• **GIVEN DATA**:
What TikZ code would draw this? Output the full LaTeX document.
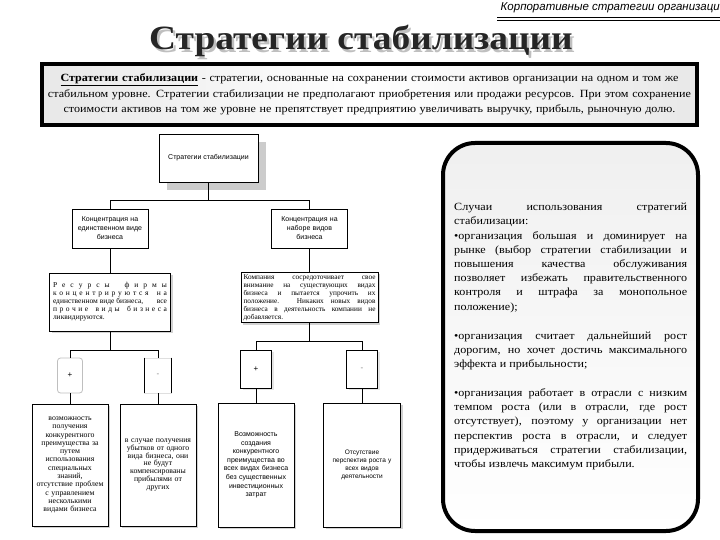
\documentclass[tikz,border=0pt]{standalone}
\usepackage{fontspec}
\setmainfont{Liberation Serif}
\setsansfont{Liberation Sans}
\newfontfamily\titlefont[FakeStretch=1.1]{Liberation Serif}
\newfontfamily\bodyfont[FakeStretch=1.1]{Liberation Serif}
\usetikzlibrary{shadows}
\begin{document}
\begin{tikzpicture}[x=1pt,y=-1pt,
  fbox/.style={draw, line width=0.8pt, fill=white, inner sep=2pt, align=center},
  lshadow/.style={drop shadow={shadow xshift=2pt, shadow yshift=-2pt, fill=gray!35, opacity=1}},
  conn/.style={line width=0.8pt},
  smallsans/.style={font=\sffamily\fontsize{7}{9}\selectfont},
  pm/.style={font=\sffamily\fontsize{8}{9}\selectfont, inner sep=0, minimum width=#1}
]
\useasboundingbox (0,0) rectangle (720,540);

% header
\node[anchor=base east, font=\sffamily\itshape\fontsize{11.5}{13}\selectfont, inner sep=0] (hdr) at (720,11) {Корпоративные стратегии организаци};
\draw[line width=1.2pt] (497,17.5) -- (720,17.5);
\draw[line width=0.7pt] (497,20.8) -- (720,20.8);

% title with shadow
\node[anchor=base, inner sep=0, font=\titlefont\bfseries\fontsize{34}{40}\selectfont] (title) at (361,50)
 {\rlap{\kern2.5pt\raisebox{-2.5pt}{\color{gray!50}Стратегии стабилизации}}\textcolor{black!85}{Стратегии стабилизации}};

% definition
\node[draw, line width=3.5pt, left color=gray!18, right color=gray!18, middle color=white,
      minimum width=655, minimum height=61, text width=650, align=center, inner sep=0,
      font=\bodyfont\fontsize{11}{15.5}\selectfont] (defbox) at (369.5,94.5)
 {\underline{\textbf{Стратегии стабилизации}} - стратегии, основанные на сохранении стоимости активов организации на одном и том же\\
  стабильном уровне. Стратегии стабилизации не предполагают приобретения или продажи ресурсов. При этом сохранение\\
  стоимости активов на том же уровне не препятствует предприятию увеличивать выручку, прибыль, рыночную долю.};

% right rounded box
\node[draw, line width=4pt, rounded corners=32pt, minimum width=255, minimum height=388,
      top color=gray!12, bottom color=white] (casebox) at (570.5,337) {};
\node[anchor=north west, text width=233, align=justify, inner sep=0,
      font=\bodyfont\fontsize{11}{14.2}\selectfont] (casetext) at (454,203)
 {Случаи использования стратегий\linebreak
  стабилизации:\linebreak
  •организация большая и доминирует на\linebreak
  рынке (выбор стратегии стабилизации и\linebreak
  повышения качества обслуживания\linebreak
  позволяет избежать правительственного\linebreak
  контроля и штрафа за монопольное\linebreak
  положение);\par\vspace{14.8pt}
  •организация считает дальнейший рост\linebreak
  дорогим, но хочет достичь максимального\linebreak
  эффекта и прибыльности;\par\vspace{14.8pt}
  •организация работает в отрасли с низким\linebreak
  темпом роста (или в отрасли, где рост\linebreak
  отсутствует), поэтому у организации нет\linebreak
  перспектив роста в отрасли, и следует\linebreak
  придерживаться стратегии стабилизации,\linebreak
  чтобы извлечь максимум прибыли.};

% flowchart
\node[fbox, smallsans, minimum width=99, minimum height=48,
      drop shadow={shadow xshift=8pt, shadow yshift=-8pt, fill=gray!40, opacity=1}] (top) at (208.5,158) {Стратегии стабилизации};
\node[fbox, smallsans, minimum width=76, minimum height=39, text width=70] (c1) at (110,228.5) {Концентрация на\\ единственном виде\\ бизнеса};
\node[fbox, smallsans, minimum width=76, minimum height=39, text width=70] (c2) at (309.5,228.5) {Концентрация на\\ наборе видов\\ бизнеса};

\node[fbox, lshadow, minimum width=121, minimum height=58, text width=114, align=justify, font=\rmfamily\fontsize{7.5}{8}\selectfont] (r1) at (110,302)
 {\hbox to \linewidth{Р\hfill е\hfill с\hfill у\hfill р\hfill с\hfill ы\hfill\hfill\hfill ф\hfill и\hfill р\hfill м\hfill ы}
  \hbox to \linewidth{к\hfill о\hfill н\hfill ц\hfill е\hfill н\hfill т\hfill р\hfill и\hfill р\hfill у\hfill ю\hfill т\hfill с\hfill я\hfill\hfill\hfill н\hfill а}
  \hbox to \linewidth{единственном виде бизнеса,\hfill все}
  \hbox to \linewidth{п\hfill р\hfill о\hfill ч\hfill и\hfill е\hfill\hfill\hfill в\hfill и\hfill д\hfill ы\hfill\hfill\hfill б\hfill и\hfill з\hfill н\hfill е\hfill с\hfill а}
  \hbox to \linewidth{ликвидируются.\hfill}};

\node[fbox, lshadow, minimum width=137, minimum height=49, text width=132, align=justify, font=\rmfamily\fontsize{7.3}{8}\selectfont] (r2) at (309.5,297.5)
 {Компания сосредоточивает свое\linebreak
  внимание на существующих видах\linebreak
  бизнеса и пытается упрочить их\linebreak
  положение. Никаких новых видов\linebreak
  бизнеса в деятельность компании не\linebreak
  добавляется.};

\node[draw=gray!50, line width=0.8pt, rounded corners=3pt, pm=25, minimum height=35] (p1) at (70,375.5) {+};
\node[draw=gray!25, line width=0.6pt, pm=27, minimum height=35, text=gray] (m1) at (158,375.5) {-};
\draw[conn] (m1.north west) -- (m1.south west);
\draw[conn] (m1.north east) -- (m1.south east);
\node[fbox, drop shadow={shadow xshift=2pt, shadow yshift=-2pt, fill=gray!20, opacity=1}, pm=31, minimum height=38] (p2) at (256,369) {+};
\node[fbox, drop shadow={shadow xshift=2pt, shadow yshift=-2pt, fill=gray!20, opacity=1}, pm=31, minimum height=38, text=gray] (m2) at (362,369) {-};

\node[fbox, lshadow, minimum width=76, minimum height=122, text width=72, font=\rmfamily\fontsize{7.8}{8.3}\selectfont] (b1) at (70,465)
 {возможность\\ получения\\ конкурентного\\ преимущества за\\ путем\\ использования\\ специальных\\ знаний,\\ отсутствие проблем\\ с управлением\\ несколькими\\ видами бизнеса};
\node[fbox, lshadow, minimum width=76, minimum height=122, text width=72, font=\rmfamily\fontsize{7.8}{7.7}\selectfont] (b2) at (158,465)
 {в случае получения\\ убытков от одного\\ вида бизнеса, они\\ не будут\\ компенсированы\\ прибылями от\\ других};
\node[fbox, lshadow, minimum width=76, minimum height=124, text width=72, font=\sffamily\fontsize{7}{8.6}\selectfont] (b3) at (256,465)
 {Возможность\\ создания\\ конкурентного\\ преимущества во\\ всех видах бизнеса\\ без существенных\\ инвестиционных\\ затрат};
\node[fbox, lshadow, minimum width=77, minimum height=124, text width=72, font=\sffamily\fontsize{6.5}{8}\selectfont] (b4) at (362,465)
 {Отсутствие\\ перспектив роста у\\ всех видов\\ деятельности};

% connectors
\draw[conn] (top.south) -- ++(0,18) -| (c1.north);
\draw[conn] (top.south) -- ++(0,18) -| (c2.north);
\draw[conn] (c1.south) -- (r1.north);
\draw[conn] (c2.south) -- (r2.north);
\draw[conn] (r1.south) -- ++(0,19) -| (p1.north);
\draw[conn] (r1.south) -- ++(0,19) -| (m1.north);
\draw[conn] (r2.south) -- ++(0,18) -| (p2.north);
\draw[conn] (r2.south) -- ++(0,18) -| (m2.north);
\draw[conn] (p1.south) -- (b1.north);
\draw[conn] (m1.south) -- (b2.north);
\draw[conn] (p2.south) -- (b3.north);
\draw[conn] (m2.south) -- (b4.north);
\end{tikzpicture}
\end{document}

• **PROMPT**: Reproduce exactly the run of lines that opens the listing and closes with the line holding "(0,0) rectangle (720,540);". Pictures are excluded.

• **RESPONSE BELOW**:
What TikZ code would draw this? Output the full LaTeX document.
\documentclass[tikz,border=0pt]{standalone}
\usepackage{fontspec}
\setmainfont{Liberation Serif}
\setsansfont{Liberation Sans}
\newfontfamily\titlefont[FakeStretch=1.1]{Liberation Serif}
\newfontfamily\bodyfont[FakeStretch=1.1]{Liberation Serif}
\usetikzlibrary{shadows}
\begin{document}
\begin{tikzpicture}[x=1pt,y=-1pt,
  fbox/.style={draw, line width=0.8pt, fill=white, inner sep=2pt, align=center},
  lshadow/.style={drop shadow={shadow xshift=2pt, shadow yshift=-2pt, fill=gray!35, opacity=1}},
  conn/.style={line width=0.8pt},
  smallsans/.style={font=\sffamily\fontsize{7}{9}\selectfont},
  pm/.style={font=\sffamily\fontsize{8}{9}\selectfont, inner sep=0, minimum width=#1}
]
\useasboundingbox (0,0) rectangle (720,540);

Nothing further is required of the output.